Costanza
Romania 44.358 / 28.639“Decisamente ho visto nascere Snapshots From The Borders, dalla scrittura del progetto con il coordinatore Pietro Pinto e gli altri, fino alla presentazione dell’application. Fin dall’inizio ho voluto coinvolgere la municipalità di Costanza, perché ha un ruolo storico rispetto alle migrazioni nel nostro paese, e loro hanno accettato di essere parte di questo progetto fin dall’inizio”.
Così ricorda l’inizio di questo lungo cammino Iris Alexe, fondatrice e rappresentante dell’organizzazione non governativa Novapolis. “Siamo nati nel 2013 e abbiamo sede a Bucarest, ma occupandoci di migrazioni abbiamo sempre lavorato nella Romania sud-orientale e nella regione della Dobrugia, al confine con la Bulgaria. Anche per questo ho lavorato spesso con la municipalità di Costanza ed era importante che fossero in un progetto che lavora su migranti e confini”.
Iris ha una grande esperienza, avendo lavorato in passato per l’Organizzazione Internazionale per le Migrazioni (IOM) e per la Soros Foundation, oltre a svolgere il ruolo di consulente per molti progetti. Il suo è quindi un punto di vista importante per valutare Snapshots e il lavoro svolto in questi anni.
“Rispetto ad altri territori coinvolti nel progetto, e rispetto ad altre zone d’Europa, il confine sud-orientale della Romania è davvero un mondo a parte. Mentre altrove la solidarietà, l’accoglienza e la memoria – che sono i pilastri di Snapshots – sono in difficoltà, in questo territorio sono molto forti e sono principi condivisi”, spiega Iris. “Da sempre qui convivono tante minoranze, lingue e culture, differenti: la storia stessa di questa regione è legata alle migrazioni. Pensate soltanto agli scambi di popolazione tra Romania e Bulgaria avvenuti durante e dopo i conflitti del ‘900: anche se non venivano chiamati ‘rifugiati’, era la stessa storia. Pensate al calciatore famoso Georghe Hagi, famoso in tutto il mondo, simbolo della Romania, ha un passato familiare che oggi chiameremmo da rifugiato. Loro davvero hanno memoria di queste esperienze personali e di come si possono sentire queste persone. Inoltre c’è la comunità turca, quella greca, minoranze storiche nella regione. I nuovi migranti, in fondo, trovano un contesto storico condiviso di migrazioni”, racconta Iris. “E Costanza, in particolare, ha sinagoghe, chiese cattoliche e ortodosse e moschee in poche centinaia di metri, è un pilastro dell’identità della città, e la popolazione è fiera di questa interculturalità. Questo genera un approccio molto umano all’accoglienza.
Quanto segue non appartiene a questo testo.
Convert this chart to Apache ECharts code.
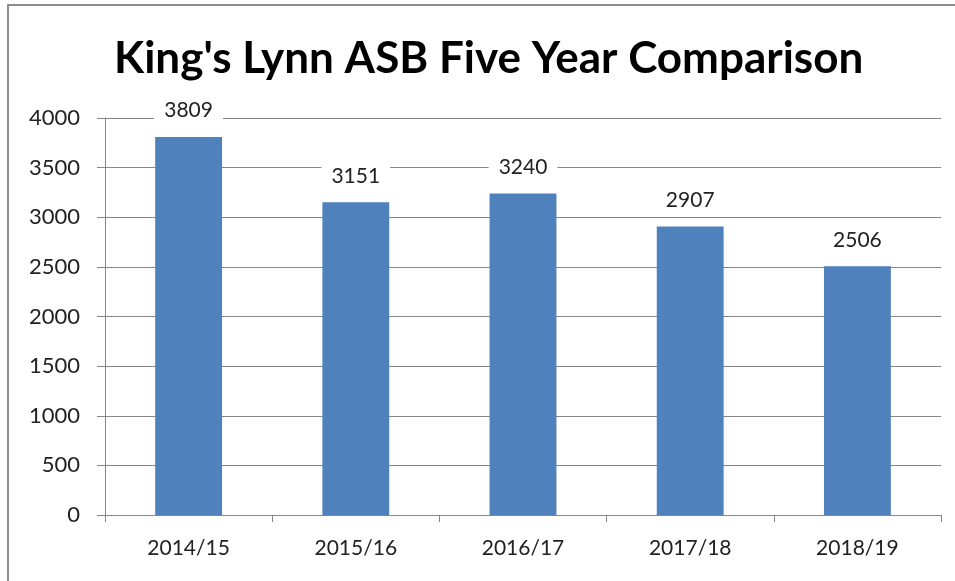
<!DOCTYPE html>
<html>
<head>
<meta charset="utf-8">
<script src="https://cdn.jsdelivr.net/npm/echarts@6/dist/echarts.min.js"></script>
<style>
  html, body { margin: 0; padding: 0; background: #fff; }
  #frame { position: absolute; left: 7px; top: 4px; width: 960px; height: 600px;
           border-left: 2px solid #8c8c8c; border-top: 2px solid #8c8c8c; }
  #main { position: absolute; left: 0; top: 0; width: 955px; height: 581px; }
</style>
</head>
<body>
<div id="frame"></div>
<div id="main"></div>
<script>
var years = ['2014/15', '2015/16', '2016/17', '2017/18', '2018/19'];
var counts = [3809, 3151, 3240, 2907, 2506];
var yTicks = [0, 500, 1000, 1500, 2000, 2500, 3000, 3500, 4000];

var FONT = 'Lato, "Open Sans", sans-serif';
var chart = echarts.init(document.getElementById('main'));

chart.setOption({
    animation: false,
    title: {
        text: "King's Lynn ASB Five Year Comparison",
        left: 109,
        top: 32,
        textStyle: { fontFamily: FONT, fontSize: 44, fontWeight: 'bold', color: '#000' }
    },
    grid: { left: 105, right: 14, top: 118, bottom: 66, containLabel: false },
    xAxis: {
        type: 'category',
        data: years,
        axisLine: { lineStyle: { color: '#868686', width: 1 } },
        axisTick: { show: true, length: 7, lineStyle: { color: '#868686' } },
        axisLabel: { fontFamily: FONT, fontSize: 21, color: '#222', margin: 23 }
    },
    yAxis: {
        type: 'value',
        min: yTicks[0],
        max: yTicks[yTicks.length - 1],
        interval: 500,
        axisLine: { show: true, lineStyle: { color: '#868686', width: 1 } },
        axisTick: { show: true, length: 8, lineStyle: { color: '#868686' } },
        axisLabel: { fontFamily: FONT, fontSize: 22, color: '#222', margin: 25,
                     formatter: function (v) { return String(v); } },
        splitLine: { lineStyle: { color: '#868686', width: 1 } }
    },
    series: [{
        type: 'bar',
        data: counts,
        barWidth: '40%',
        itemStyle: { color: '#4F81BD' },
        label: {
            show: true,
            position: 'top',
            distance: 14,
            fontFamily: FONT,
            fontSize: 21,
            color: '#222',
            backgroundColor: '#fff',
            padding: [2, 10]
        }
    }]
});
</script>
</body>
</html>
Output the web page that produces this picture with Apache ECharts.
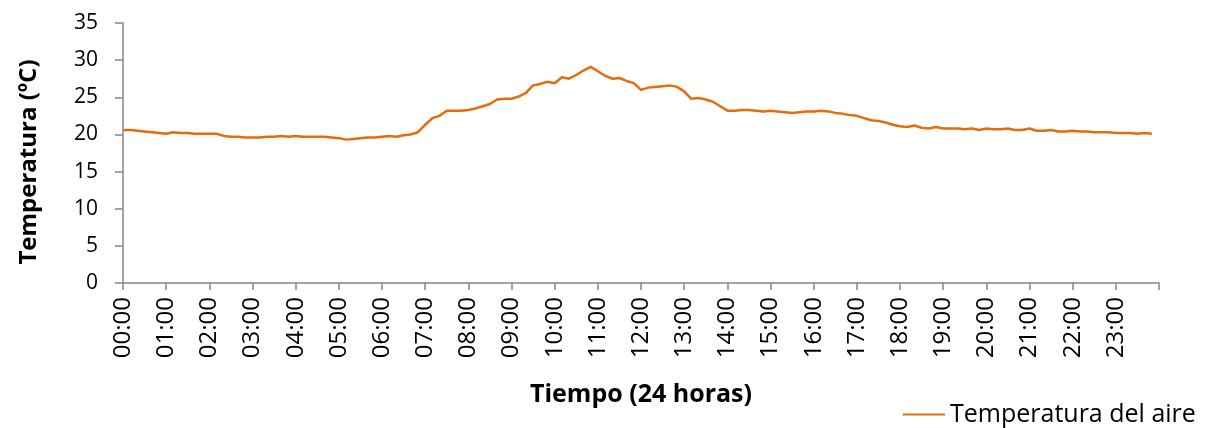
<!DOCTYPE html>
<html>
<head>
<meta charset="utf-8">
<script src="https://cdn.jsdelivr.net/npm/echarts@6/dist/echarts.min.js"></script>
<style>
  html, body { margin: 0; padding: 0; background: #fff; }
  #chart { width: 1219px; height: 428px; }
</style>
</head>
<body>
<div id="chart"></div>
<script>
// readings every 10 minutes, from 00:00 to 23:50
var times = [];
for (var h = 0; h < 24; h++) {
  for (var m = 0; m < 60; m += 10) {
    times.push((h < 10 ? '0' + h : '' + h) + ':' + (m < 10 ? '0' + m : '' + m));
  }
}

var airTemp = [
  20.6, 20.6, 20.5, 20.4, 20.3, 20.2,   // 00
  20.1, 20.3, 20.2, 20.2, 20.1, 20.1,   // 01
  20.1, 20.1, 19.8, 19.7, 19.7, 19.6,   // 02
  19.6, 19.6, 19.7, 19.7, 19.8, 19.7,   // 03
  19.8, 19.7, 19.7, 19.7, 19.7, 19.6,   // 04
  19.5, 19.3, 19.4, 19.5, 19.6, 19.6,   // 05
  19.7, 19.8, 19.7, 19.9, 20.0, 20.3,   // 06
  21.3, 22.2, 22.5, 23.2, 23.2, 23.2,   // 07
  23.3, 23.5, 23.8, 24.1, 24.7, 24.8,   // 08
  24.8, 25.1, 25.6, 26.6, 26.8, 27.1,   // 09
  26.9, 27.7, 27.5, 28.0, 28.6, 29.1,   // 10
  28.5, 27.9, 27.5, 27.6, 27.2, 26.9,   // 11
  26.0, 26.3, 26.4, 26.5, 26.6, 26.4,   // 12
  25.8, 24.8, 24.9, 24.7, 24.4, 23.8,   // 13
  23.2, 23.2, 23.3, 23.3, 23.2, 23.1,   // 14
  23.2, 23.1, 23.0, 22.9, 23.0, 23.1,   // 15
  23.1, 23.2, 23.1, 22.9, 22.8, 22.6,   // 16
  22.5, 22.2, 21.9, 21.8, 21.6, 21.3,   // 17
  21.1, 21.0, 21.2, 20.9, 20.8, 21.0,   // 18
  20.8, 20.8, 20.8, 20.7, 20.8, 20.6,   // 19
  20.8, 20.7, 20.7, 20.8, 20.6, 20.6,   // 20
  20.8, 20.5, 20.5, 20.6, 20.4, 20.4,   // 21
  20.5, 20.4, 20.4, 20.3, 20.3, 20.3,   // 22
  20.2, 20.2, 20.2, 20.1, 20.2, 20.1    // 23
];

var hourLabels = ['00:00','01:00','02:00','03:00','04:00','05:00','06:00','07:00',
  '08:00','09:00','10:00','11:00','12:00','13:00','14:00','15:00',
  '16:00','17:00','18:00','19:00','20:00','21:00','22:00','23:00'];

var seriesName = 'Temperatura del aire';
var fontName = 'Open Sans';

function toHours(t) {
  var p = t.split(':');
  return parseInt(p[0], 10) + parseInt(p[1], 10) / 60;
}

var points = times.map(function (t, i) {
  return [toHours(t), airTemp[i]];
});

var chart = echarts.init(document.getElementById('chart'));

var option = {
  animation: false,
  grid: { left: 123, right: 60, top: 23, bottom: 145 },
  legend: {
    left: 898,
    top: 397,
    icon: 'rect',
    itemWidth: 42,
    itemHeight: 2,
    itemGap: 4,
    textStyle: { fontFamily: fontName, fontSize: 25, color: '#000' },
    data: [seriesName]
  },
  xAxis: {
    type: 'value',
    min: 0,
    max: 24,
    interval: 1,
    name: 'Tiempo (24 horas)',
    nameLocation: 'middle',
    nameGap: 99,
    nameTextStyle: { fontFamily: fontName, fontSize: 25, fontWeight: 'bold', color: '#000' },
    axisLine: { lineStyle: { color: '#868686', width: 1.5 } },
    axisTick: { length: 7, lineStyle: { color: '#868686', width: 1.5 } },
    axisLabel: {
      rotate: 90,
      margin: 14,
      fontFamily: fontName,
      fontSize: 24,
      color: '#000',
      formatter: function (v) { return hourLabels[v] || ''; }
    },
    splitLine: { show: false }
  },
  yAxis: {
    type: 'value',
    min: 0,
    max: 35,
    interval: 5,
    name: 'Temperatura (ºC)',
    nameLocation: 'middle',
    nameGap: 82,
    nameTextStyle: {
      fontFamily: fontName, fontSize: 24, fontWeight: 'bold', color: '#000',
      padding: [0, 18, 0, 0]
    },
    axisLine: { show: true, lineStyle: { color: '#868686', width: 1.5 } },
    axisTick: { show: true, length: 8, lineStyle: { color: '#868686', width: 1.5 } },
    axisLabel: { margin: 25, fontFamily: fontName, fontSize: 21, color: '#000' },
    splitLine: { show: false }
  },
  series: [{
    name: seriesName,
    type: 'line',
    data: points,
    showSymbol: false,
    symbol: 'none',
    lineStyle: { color: '#E46C0A', width: 2.5 },
    itemStyle: { color: '#E46C0A' }
  }]
};

chart.setOption(option);
</script>
</body>
</html>
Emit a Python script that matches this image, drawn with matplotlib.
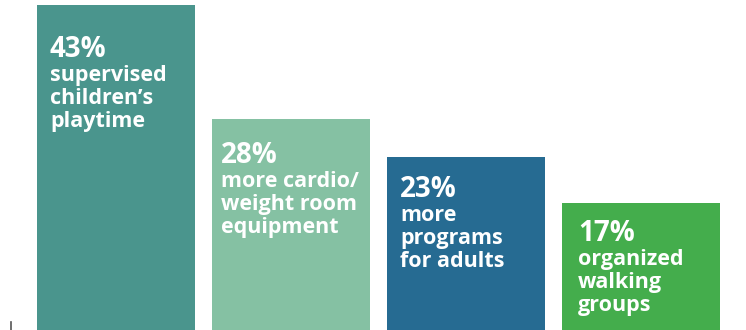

Riconoscendo i migranti come individui, con una storia, e non come una moltitudine senza volto e senza storia”.
“All’inizio non volevo avere grandi aspettative, ma ora posso dire di essere davvero soddisfatta di come è andata”, risponde Iris. “Anzi, posso dire che qualcosa di straordinario è accaduto. Soddisfatta come rappresentante di un’organizzazione che è stata parte di questo processo, ma anche come cittadina di questa Europa che ha realtà che si mettono in rete per lavorare meglio e condividere buone pratiche. E anche il lavoro di ricerca che è stato fatto, sui singoli territori, è stato eccellente. Amministrazioni locali, realtà della società civile e comunità, in maniera partecipata, sono state coinvolte in un cammino virtuoso e Costanza, per altro, è l’unica realtà che accoglie dal mare, e ha potuto condividere questa esperienza con altre realtà più impegnate in questo senso in altre zone d’Europa”.
“Difficile scegliere un unico momento, ma di sicuro la visita dal Papa a Roma e al Parlamento europeo sono stati indimenticabili”, racconta Iris, “perché occasioni così importanti per presentare le realtà dei territori locali, ma allo stesso tempo i problemi e le visioni condivise, è stata una grande opportunità, sia per le amministrazioni locali che per le organizzazioni della società civile. Inoltre il coinvolgimento delle comunità locali, non solo online, ma anche in eventi dal vivo, ha dato l’opportunità di incontrarsi, parlarsi, confrontarsi con i territori. Persone giovani e anziane hanno partecipato assieme, confrontandosi, agli eventi, parlando con attenzione e voglia di capire meglio, anche parlando con i migranti, della loro cucina e dei loro programmi televisivi preferiti, un modo umano di conoscersi”.
In qualche modo, secondo Iris, “questo progetto deve indicare un modo di approcciare il dibattito sulle migrazioni, per cambiare anche il linguaggio, e portare ai decisori politici la voce delle periferie che meglio di tutti conoscono la vita di confine”.